A rajada de balas de Arthur Penn

A morte do diretor Arthur Penn aos 88 anos promove um raro momento de reflexão. Por dois ou três segundos voltamos para os anos 60/70 e lembramos da mais exuberante troca de olhares da história do cinema.

No final de “Bonnie e Clyde”, Warren Beatty e Faye Dunaway, a dupla transgressora, deixam escapar um daqueles prenúncios que só mesmo a arte é capaz de realizar.

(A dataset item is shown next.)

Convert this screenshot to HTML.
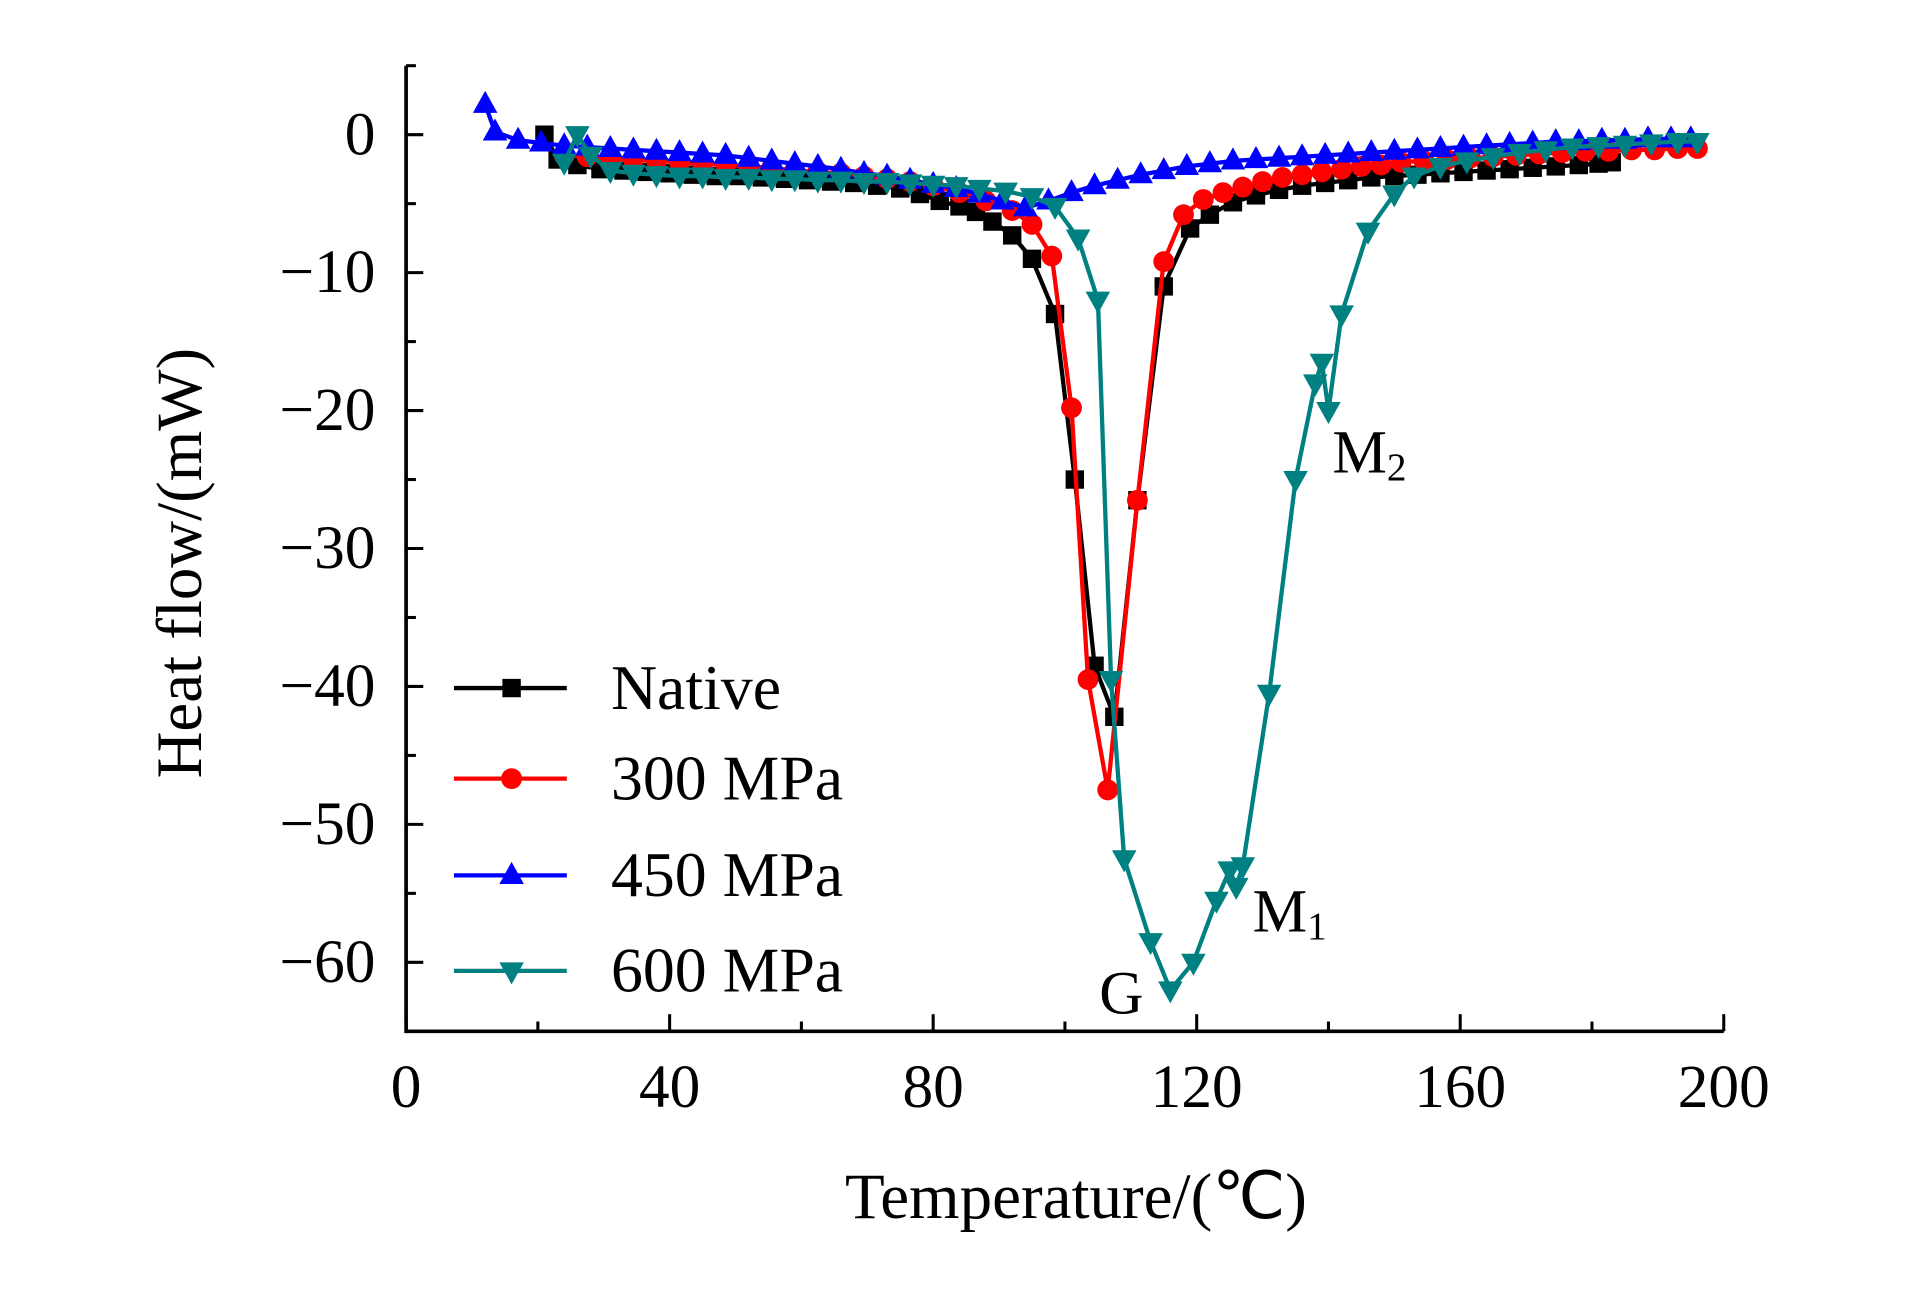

O filme mais famoso dirigido por Penn foi lançado em 1967 (um ano milagroso para a cultura jovem e pop). Conta as aventuras de Bonnie Parker e Clyde Barrow, casal de amantes que assalta bancos, tenta fazer justiça com revólveres desajustados e, no meio disso tudo, se ama um bocado.

O longa é considerado o marco zero de uma geração que passou a fazer traquinagens em Hollywood. Com o sucesso (e depois de idas e vindas ele foi um estouro de bilheteria) de “Bonnie e Clyde”, a porteira do establishment tinha sido trucidada.

Os dois foras-da-lei invadiram a cabeça da moçada não porque fossem bandidos, mas sim por carregarem a bandeira de uma revolução estética.

Eles eram jovens, bonitos, tinham tesão e achavam que poderiam fazer qualquer coisa.

A idéia da ousadia foi de Robert Benton e David Newman, que no começo dos anos 60 trabalhavam na revista “Esquire” e eram viciados na nouvelle vague.

Resolveram escrever um roteiro para “sacudir a sociedade e dizer não aos caretas”, como fala Benton no empolgante livro “Easy Riders, Raging Bulls”, de Peter Biskind.

Animados com o que tinham rascunhado, resolveram beber direto na fonte e enviaram o material para o ídolo François Truffaut, que estava literalmente na crista da onda.

O francês se interessou, mas acabou enrolando a garotada.

Parecia que aquela seria mais uma transgressão natimorta.

Só que estávamos em fevereiro de 1966, uma época em que as coisas milagrosamente (às vezes com a ajuda de muita droga) aconteciam.

Warren Beatty, um astro e provavelmente já com muitas pequenas no currículo, soube da história de Benton e Newman.

Ligou para os caras, leu o script, conseguiu a grana e pensou em Bob Dylan para o papel principal (só depois o próprio Beatty estrelaria o projeto).

O jovem ator mostrava precocemente que daria trabalho para Hollywood. Inteligente, um tanto egocêntrico, conquistador e birrento, ele também era o produtor da fita.

Após levar o fora de outros cineastas, seguiu a dica dos roteiristas (que queriam alguém com pegada européia) e contratou Arthur Penn como diretor.

Penn estava numa pior – apesar das críticas positivas ao seus trabalhos. Aos 43 anos, tinha obtido alguma credencial por sucessos na TV e no teatro. Mas nos cinemas, vinha de dois relativos fracassos de público (“Mickey One”, 1965, e “Caçada Humana”, 1966).

Logo Robert Towne, o lendário roteirista de “Chinatown” e confidente de Beatty, entraria na jogada para consertar algumas cenas e ajudar na estrutura da trama. Estava formada a linha de frente dessa obra-prima.

Violento, poético, sexy e cheio de aspiração, “Bonnie e Clyde” era o filme certo na hora certa.

Ele conseguiu com precisão captar um sentimento que pairava no ar e era fumado nos bairros de San Francisco: os jovens queriam falar.

Aí chegamos na extraordinária sequência da morte desses dois anti-heróis.

A aventura tinha seu preço.

Anos depois a geração de Benton, Newman e Beatty também enfrentaria a barra pesada dos anos 70 e teria que encarar seus sonhos virando uma sinistra ressaca.

Tudo está comentado nessa decisiva troca de olhares.

Há dentro dessa cena um afeto que se encerra, uma despedida brutal e uma terrível cumplicidade.

Parece que além de dizerem “até logo”, também antecipam as palavras que depois seriam ditas por Wyatt (Peter Fonda) em “Sem Destino” (1969): “Jogamos tudo fora”.

Uma constatação melancólica, mas nunca um ato de arrependimento. Fizeram o que tinha que ser feito.

Pelo menos no cinema, bem que poderíamos ter uma dupla dessas em cartaz novamente.